Seattle using special radar to save trees

Seattle using special radar to save trees »Play Video
SEATTLE -- Move over, Dr. Seuss and The Lorax.

The city of Seattle is now speaking for the trees, and it's using the newest technology to do it -- a new tree radar.

Tree roots crack the sidewalks and crumble the street. And the thing about tree roots is they just keep on growing.

But if you cut out the roots to repair the road, you're probably going to kill the tree. So what do you do?

Seattle's answer: the tree radar.

It used to be if a tree root was digging up the sidewalk, you'd just dig up the root, killing the tree. But not anymore.

"They don't want to harm any of the existing roots because once you start getting into those, you can kill the tree," said Robert Schall of GEO Radar.

Now the radar will tell the city where those roots are before crews begin digging.

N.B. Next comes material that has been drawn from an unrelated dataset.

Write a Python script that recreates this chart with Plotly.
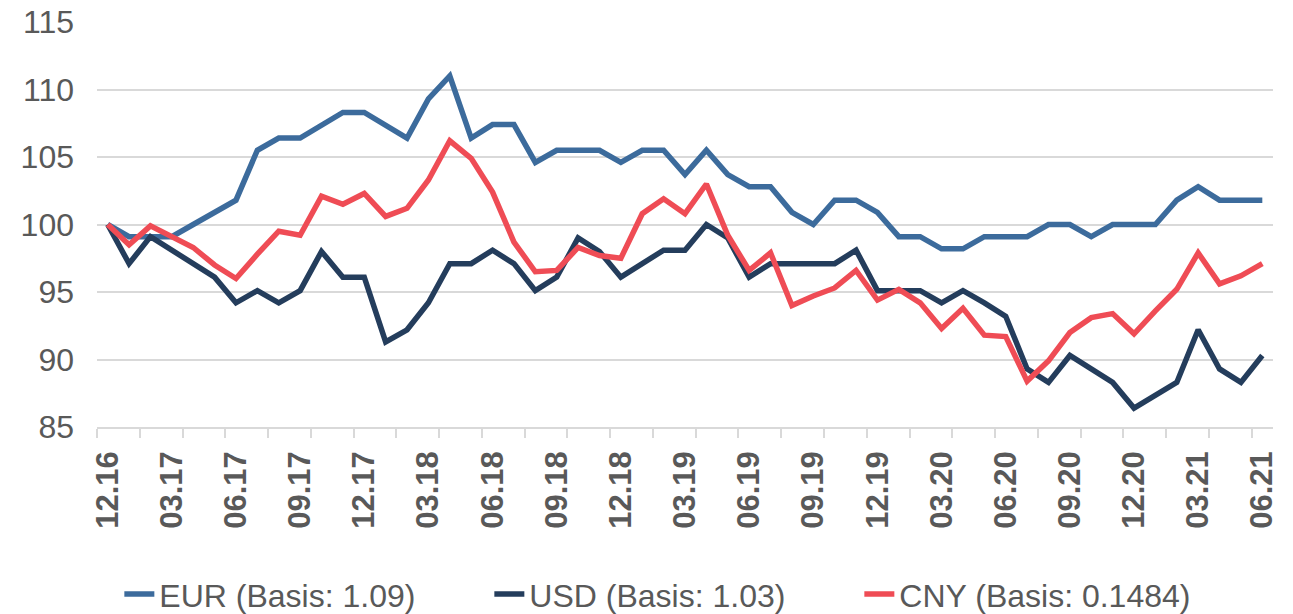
import plotly.graph_objects as go

months = ["12.16","01.17","02.17","03.17","04.17","05.17","06.17","07.17","08.17","09.17","10.17","11.17",
          "12.17","01.18","02.18","03.18","04.18","05.18","06.18","07.18","08.18","09.18","10.18","11.18",
          "12.18","01.19","02.19","03.19","04.19","05.19","06.19","07.19","08.19","09.19","10.19","11.19",
          "12.19","01.20","02.20","03.20","04.20","05.20","06.20","07.20","08.20","09.20","10.20","11.20",
          "12.20","01.21","02.21","03.21","04.21","05.21","06.21"]

eur = [100, 99.1, 99.1, 99.1, 100.0, 100.9, 101.8, 105.5, 106.4, 106.4, 107.4, 108.3,
       108.3, 107.4, 106.4, 109.3, 111.0, 106.4, 107.4, 107.4, 104.6, 105.5, 105.5, 105.5,
       104.6, 105.5, 105.5, 103.7, 105.5, 103.7, 102.8, 102.8, 100.9, 100.0, 101.8, 101.8,
       100.9, 99.1, 99.1, 98.2, 98.2, 99.1, 99.1, 99.1, 100.0, 100.0, 99.1, 100.0,
       100.0, 100.0, 101.8, 102.8, 101.8, 101.8, 101.8]

usd = [100, 97.1, 99.1, 98.1, 97.1, 96.1, 94.2, 95.1, 94.2, 95.1, 98.0, 96.1,
       96.1, 91.3, 92.2, 94.2, 97.1, 97.1, 98.1, 97.1, 95.1, 96.1, 99.0, 98.0,
       96.1, 97.1, 98.1, 98.1, 100.0, 99.0, 96.1, 97.1, 97.1, 97.1, 97.1, 98.1,
       95.1, 95.1, 95.1, 94.2, 95.1, 94.2, 93.2, 89.3, 88.3, 90.3, 89.3, 88.3,
       86.4, 87.4, 88.3, 92.2, 89.3, 88.3, 90.3]

cny = [100, 98.5, 99.9, 99.1, 98.3, 97.0, 96.0, 97.8, 99.5, 99.2, 102.1, 101.5,
       102.3, 100.6, 101.2, 103.3, 106.2, 104.9, 102.4, 98.7, 96.5, 96.6, 98.3, 97.7,
       97.5, 100.8, 101.9, 100.8, 103.0, 99.2, 96.6, 97.9, 94.0, 94.7, 95.3, 96.6,
       94.4, 95.2, 94.2, 92.3, 93.8, 91.8, 91.7, 88.4, 89.9, 92.0, 93.1, 93.4,
       91.9, 93.6, 95.2, 97.9, 95.6, 96.2, 97.1]

series_names = ["EUR (Basis: 1.09)", "USD (Basis: 1.03)", "CNY (Basis: 0.1484)"]
series_colors = ["#3C6B9C", "#243D5C", "#EF4C55"]

label_step = 3
tick_step = 2
xs = list(range(len(months)))
label_vals = xs[::label_step]
label_text = months[::label_step]
minor_vals = [i - 0.5 for i in xs[::tick_step]]

fig = go.Figure()
for name, vals, col in zip(series_names, [eur, usd, cny], series_colors):
    fig.add_trace(go.Scatter(x=xs, y=vals, mode="lines", name=name,
                             line=dict(color=col, width=5.5)))

grey = "#595959"
fig.update_layout(
    width=1285, height=606,
    margin=dict(l=89, r=20, t=14, b=187, autoexpand=False),
    plot_bgcolor="white", paper_bgcolor="white",
    font=dict(family="Liberation Sans, Arial, sans-serif", color=grey),
    showlegend=True,
    legend=dict(orientation="h", x=0.019, xanchor="left", y=-0.413, yanchor="middle",
                font=dict(size=32, color=grey), entrywidth=325, entrywidthmode="pixels",
                bgcolor="rgba(0,0,0,0)"),
    xaxis=dict(range=[-0.5, 54.5], tickmode="array", tickvals=label_vals, ticktext=label_text,
               tickangle=-90, ticks="", showgrid=False, zeroline=False,
               showline=True, linecolor="#D9D9D9", linewidth=1.5,
               tickfont=dict(size=31, color=grey, family="Liberation Sans, Arial, sans-serif",
                             weight="bold"),
               ticklabelstandoff=10, ticklabeloverflow="allow",
               minor=dict(tickmode="array", tickvals=minor_vals, ticks="outside", ticklen=9,
                          tickcolor="#D9D9D9", tickwidth=1.5, showgrid=False)),
    yaxis=dict(range=[85, 115], tickmode="linear", tick0=85, dtick=5, showgrid=True,
               gridcolor="#D9D9D9", gridwidth=1.5, zeroline=False, showline=False,
               tickfont=dict(size=32, color=grey), ticks="", ticklabelstandoff=22,
               ticklabeloverflow="allow"),
)

fig.write_html("out.html")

Just point the big red box toward the ground, shoot, and the crews will know what's under the concrete pavement.

Schall says the gadget can tell you if it's a pipe, gravel, a tree root or something else entirely that's under that pavement.

"I found a Volkswagen Beetle buried," he said, "a body, basically .... and the amount of trash people bury is crazy."

But not everything they find is bad.

Search and rescue teams used the same radar device to find earthquake victims buried alive in Haiti.

"The pulsing of the radar - you could actually see the breath, the breathing. You could see the person's cavity moving," Schall said.

Seattle's already using the radar to save trees near construction sites, some of them hundreds of years old.

And there's already a line of engineers, landscapers, utility workers and road crews waiting to try it out.

The radar costs up to $70,000 but the city says that pales in comparison to the number of trees it can save.